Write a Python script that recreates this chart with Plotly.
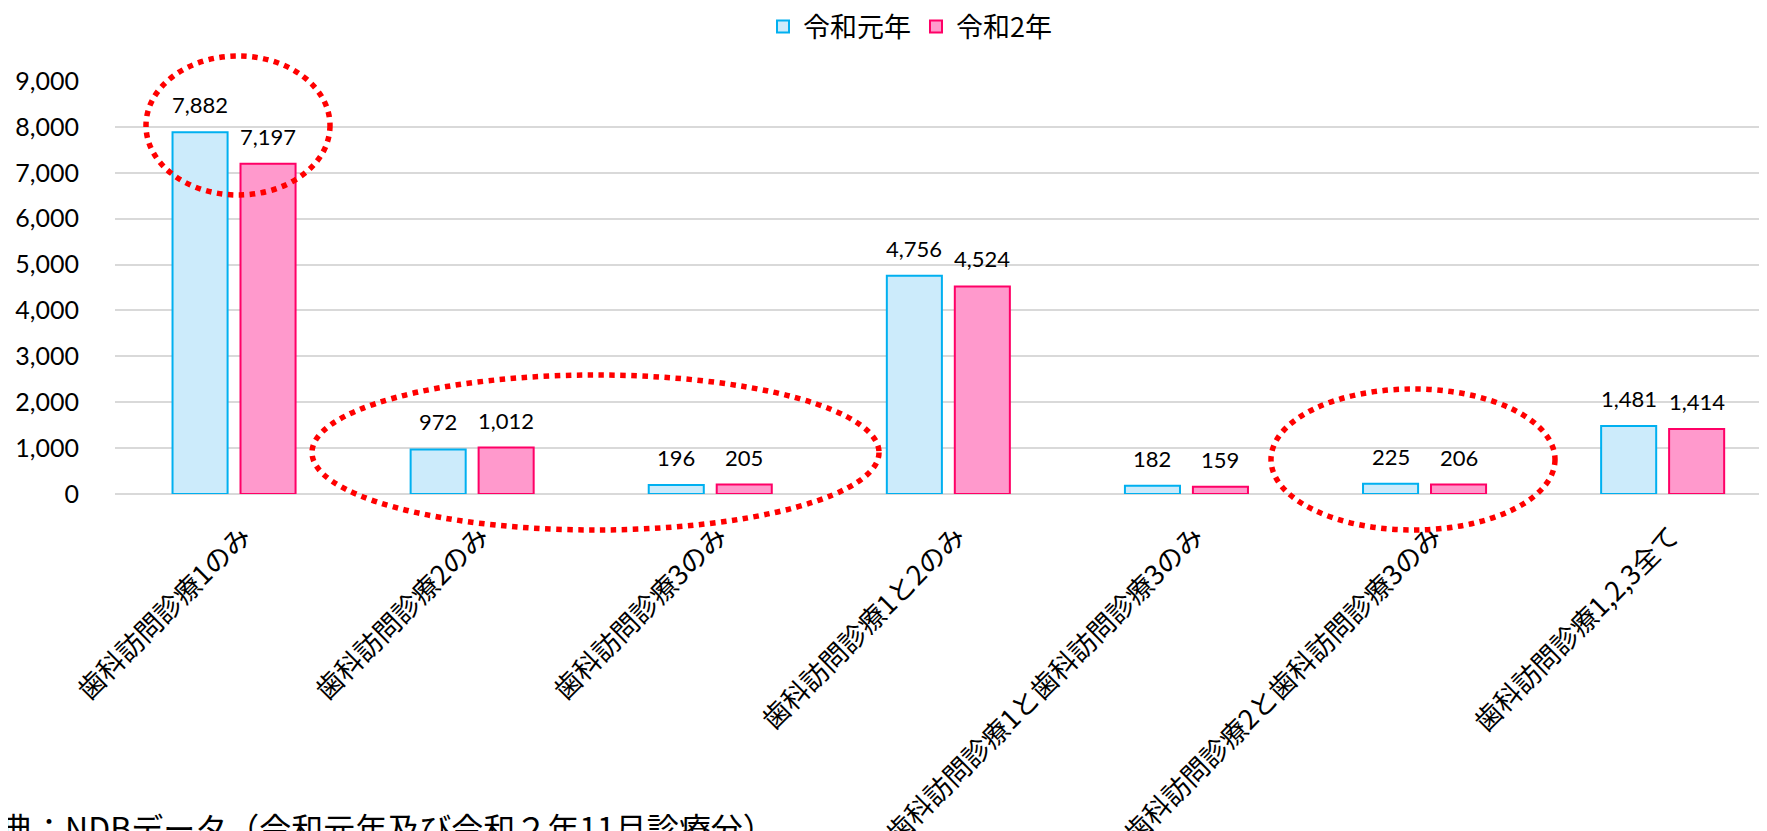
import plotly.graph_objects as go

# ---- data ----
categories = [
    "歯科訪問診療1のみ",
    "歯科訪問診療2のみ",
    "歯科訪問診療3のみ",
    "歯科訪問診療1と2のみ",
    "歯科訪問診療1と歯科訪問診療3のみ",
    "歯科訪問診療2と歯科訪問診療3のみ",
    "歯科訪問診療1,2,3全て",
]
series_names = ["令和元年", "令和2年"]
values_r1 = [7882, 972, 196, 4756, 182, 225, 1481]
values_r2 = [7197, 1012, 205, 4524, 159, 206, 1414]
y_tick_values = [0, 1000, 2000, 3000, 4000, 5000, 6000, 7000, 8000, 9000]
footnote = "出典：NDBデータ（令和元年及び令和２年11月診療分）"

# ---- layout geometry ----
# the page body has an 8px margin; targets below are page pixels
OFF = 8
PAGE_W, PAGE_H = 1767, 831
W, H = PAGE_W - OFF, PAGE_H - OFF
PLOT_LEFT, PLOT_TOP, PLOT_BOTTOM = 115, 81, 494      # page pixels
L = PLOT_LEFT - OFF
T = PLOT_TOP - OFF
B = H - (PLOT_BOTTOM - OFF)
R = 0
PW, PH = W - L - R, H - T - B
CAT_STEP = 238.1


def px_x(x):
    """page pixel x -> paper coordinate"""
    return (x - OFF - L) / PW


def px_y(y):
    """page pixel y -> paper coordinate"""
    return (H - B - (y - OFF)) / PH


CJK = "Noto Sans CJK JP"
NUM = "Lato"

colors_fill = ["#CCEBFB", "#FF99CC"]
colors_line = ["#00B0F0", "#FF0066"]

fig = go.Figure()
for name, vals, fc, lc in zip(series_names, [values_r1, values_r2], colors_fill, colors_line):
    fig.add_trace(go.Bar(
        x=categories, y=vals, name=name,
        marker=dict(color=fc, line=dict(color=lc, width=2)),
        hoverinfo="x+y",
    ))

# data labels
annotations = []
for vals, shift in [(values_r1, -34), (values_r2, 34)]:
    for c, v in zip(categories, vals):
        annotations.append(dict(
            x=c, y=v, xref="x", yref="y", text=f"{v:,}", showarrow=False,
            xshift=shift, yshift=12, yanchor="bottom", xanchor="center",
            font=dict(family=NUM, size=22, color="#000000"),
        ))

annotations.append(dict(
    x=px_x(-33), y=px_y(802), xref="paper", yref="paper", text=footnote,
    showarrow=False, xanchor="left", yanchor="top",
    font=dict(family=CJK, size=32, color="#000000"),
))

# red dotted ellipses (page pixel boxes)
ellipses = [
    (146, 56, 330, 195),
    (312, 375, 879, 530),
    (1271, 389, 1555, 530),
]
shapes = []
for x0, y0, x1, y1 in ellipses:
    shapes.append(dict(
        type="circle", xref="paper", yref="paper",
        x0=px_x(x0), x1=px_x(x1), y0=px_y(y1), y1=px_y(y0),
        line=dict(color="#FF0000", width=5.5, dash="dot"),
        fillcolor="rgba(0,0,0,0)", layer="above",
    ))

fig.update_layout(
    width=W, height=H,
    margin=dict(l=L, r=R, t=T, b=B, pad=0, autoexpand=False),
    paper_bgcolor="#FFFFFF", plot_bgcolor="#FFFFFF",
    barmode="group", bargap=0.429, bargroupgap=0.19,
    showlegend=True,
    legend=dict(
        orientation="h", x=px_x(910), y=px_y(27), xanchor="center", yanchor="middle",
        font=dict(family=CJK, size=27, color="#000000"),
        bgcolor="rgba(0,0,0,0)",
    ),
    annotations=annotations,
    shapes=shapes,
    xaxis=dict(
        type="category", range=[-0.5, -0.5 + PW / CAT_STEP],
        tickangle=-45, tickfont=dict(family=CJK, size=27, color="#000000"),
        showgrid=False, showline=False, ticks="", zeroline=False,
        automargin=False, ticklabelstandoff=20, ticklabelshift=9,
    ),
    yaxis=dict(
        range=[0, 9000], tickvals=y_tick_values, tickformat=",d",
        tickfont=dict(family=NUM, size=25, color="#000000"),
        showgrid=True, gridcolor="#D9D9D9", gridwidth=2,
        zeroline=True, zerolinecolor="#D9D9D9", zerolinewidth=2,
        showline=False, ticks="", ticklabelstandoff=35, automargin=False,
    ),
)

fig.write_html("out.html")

# # # #

TO DO
Reproduce the whole listing above word for word, but not its pictures.

EXERCISE SOLUTION
Write a Python script that recreates this chart with Plotly.
import plotly.graph_objects as go

# ---- data ----
categories = [
    "歯科訪問診療1のみ",
    "歯科訪問診療2のみ",
    "歯科訪問診療3のみ",
    "歯科訪問診療1と2のみ",
    "歯科訪問診療1と歯科訪問診療3のみ",
    "歯科訪問診療2と歯科訪問診療3のみ",
    "歯科訪問診療1,2,3全て",
]
series_names = ["令和元年", "令和2年"]
values_r1 = [7882, 972, 196, 4756, 182, 225, 1481]
values_r2 = [7197, 1012, 205, 4524, 159, 206, 1414]
y_tick_values = [0, 1000, 2000, 3000, 4000, 5000, 6000, 7000, 8000, 9000]
footnote = "出典：NDBデータ（令和元年及び令和２年11月診療分）"

# ---- layout geometry ----
# the page body has an 8px margin; targets below are page pixels
OFF = 8
PAGE_W, PAGE_H = 1767, 831
W, H = PAGE_W - OFF, PAGE_H - OFF
PLOT_LEFT, PLOT_TOP, PLOT_BOTTOM = 115, 81, 494      # page pixels
L = PLOT_LEFT - OFF
T = PLOT_TOP - OFF
B = H - (PLOT_BOTTOM - OFF)
R = 0
PW, PH = W - L - R, H - T - B
CAT_STEP = 238.1


def px_x(x):
    """page pixel x -> paper coordinate"""
    return (x - OFF - L) / PW


def px_y(y):
    """page pixel y -> paper coordinate"""
    return (H - B - (y - OFF)) / PH


CJK = "Noto Sans CJK JP"
NUM = "Lato"

colors_fill = ["#CCEBFB", "#FF99CC"]
colors_line = ["#00B0F0", "#FF0066"]

fig = go.Figure()
for name, vals, fc, lc in zip(series_names, [values_r1, values_r2], colors_fill, colors_line):
    fig.add_trace(go.Bar(
        x=categories, y=vals, name=name,
        marker=dict(color=fc, line=dict(color=lc, width=2)),
        hoverinfo="x+y",
    ))

# data labels
annotations = []
for vals, shift in [(values_r1, -34), (values_r2, 34)]:
    for c, v in zip(categories, vals):
        annotations.append(dict(
            x=c, y=v, xref="x", yref="y", text=f"{v:,}", showarrow=False,
            xshift=shift, yshift=12, yanchor="bottom", xanchor="center",
            font=dict(family=NUM, size=22, color="#000000"),
        ))

annotations.append(dict(
    x=px_x(-33), y=px_y(802), xref="paper", yref="paper", text=footnote,
    showarrow=False, xanchor="left", yanchor="top",
    font=dict(family=CJK, size=32, color="#000000"),
))

# red dotted ellipses (page pixel boxes)
ellipses = [
    (146, 56, 330, 195),
    (312, 375, 879, 530),
    (1271, 389, 1555, 530),
]
shapes = []
for x0, y0, x1, y1 in ellipses:
    shapes.append(dict(
        type="circle", xref="paper", yref="paper",
        x0=px_x(x0), x1=px_x(x1), y0=px_y(y1), y1=px_y(y0),
        line=dict(color="#FF0000", width=5.5, dash="dot"),
        fillcolor="rgba(0,0,0,0)", layer="above",
    ))

fig.update_layout(
    width=W, height=H,
    margin=dict(l=L, r=R, t=T, b=B, pad=0, autoexpand=False),
    paper_bgcolor="#FFFFFF", plot_bgcolor="#FFFFFF",
    barmode="group", bargap=0.429, bargroupgap=0.19,
    showlegend=True,
    legend=dict(
        orientation="h", x=px_x(910), y=px_y(27), xanchor="center", yanchor="middle",
        font=dict(family=CJK, size=27, color="#000000"),
        bgcolor="rgba(0,0,0,0)",
    ),
    annotations=annotations,
    shapes=shapes,
    xaxis=dict(
        type="category", range=[-0.5, -0.5 + PW / CAT_STEP],
        tickangle=-45, tickfont=dict(family=CJK, size=27, color="#000000"),
        showgrid=False, showline=False, ticks="", zeroline=False,
        automargin=False, ticklabelstandoff=20, ticklabelshift=9,
    ),
    yaxis=dict(
        range=[0, 9000], tickvals=y_tick_values, tickformat=",d",
        tickfont=dict(family=NUM, size=25, color="#000000"),
        showgrid=True, gridcolor="#D9D9D9", gridwidth=2,
        zeroline=True, zerolinecolor="#D9D9D9", zerolinewidth=2,
        showline=False, ticks="", ticklabelstandoff=35, automargin=False,
    ),
)

fig.write_html("out.html")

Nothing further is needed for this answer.